I don’t generally find this to be the case, as most SIPAs I’ve tried are way too hop-forward to be mistaken for an American pale ale; in some ways this criticism contradicts the one above, as APAs are more likely to lean toward malt-hop balance than are American IPAs, session or otherwise. But even if this charge were accurate, I wouldn’t much care. I tend to reject these taxonomical qualms without comment. I simply don’t get too worked up over what’s called what. Sierra Nevada Pale Ale would have been called an IPA if it came out at a time when the label had its current cache; any complaints about what the stuff tastes like? As long as the name isn’t intentionally misleading, I’m fine with letting the marketing department call the shots. It’s the same reason I have no problem with the proliferation of “white IPAs”: the moderately informed drinker knows what to expect from that combination of words, which is all she can ask for. IPA, as currently understood in America, means “notably hoppy.” Session IPAs are that.

“They’re Too Expensive!”

I was surprised by how many people told me this. I’m a huge advocate of maximizing the bang for your beer buck, and I freely admit that alcohol accounts for a healthy part of the bang equation. I have trouble paying $9 for a pint of 2-percent Berliner Weisse, and I shy away from some of the lighter goses, as well. I’m kind of a meathead in that regard. But at 4 or 5 percent ABV, session IPAs are firmly within the acceptable range; I mean, the world’s dads and uncles have long been proving that a Bud Light-strength beer can cause plenty of trouble.

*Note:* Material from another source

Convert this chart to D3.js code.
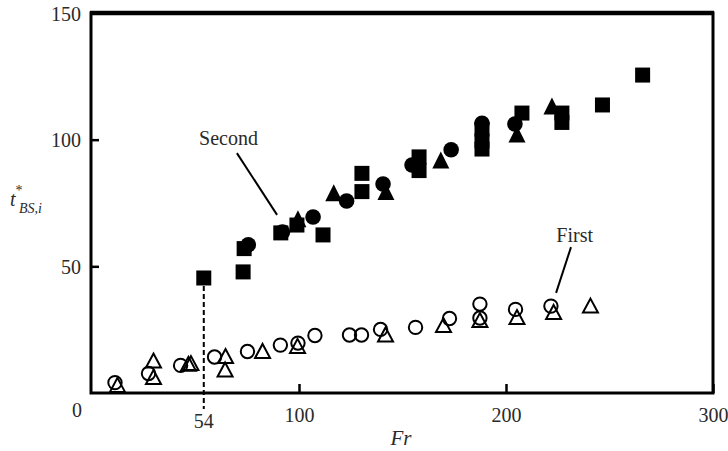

But although some people want the price to be lower because they’re cheapskate drunkards, plenty of others are simply misinformed about the costs of brewing: They don’t necessarily think Firestone Walker Easy Jack (4.5-percent ABV) should cost less than Union Jack (7-percent) just because it’s a less efficient intoxicant, but they incorrectly if not illogically think it must be much cheaper to produce. That makes a certain amount of sense, but it turns out not to be the case, at least not according to this graphic, which maintains that malt only accounts for 5 percent of a beer’s production cost. Actual brewing expenses are a small fraction of a beer’s total cost; packaging and middlemen are much larger parts of final price tag, and those costs are fixed regardless of the strength of a beer. If you insist on wringing as much alcohol as possible out of every dollar, that’s okay, but don’t reject session IPAs out of a misguided notion of pricing justice. No one’s ripping you off, they’re just charging a fair amount that happens to not suit your priorities.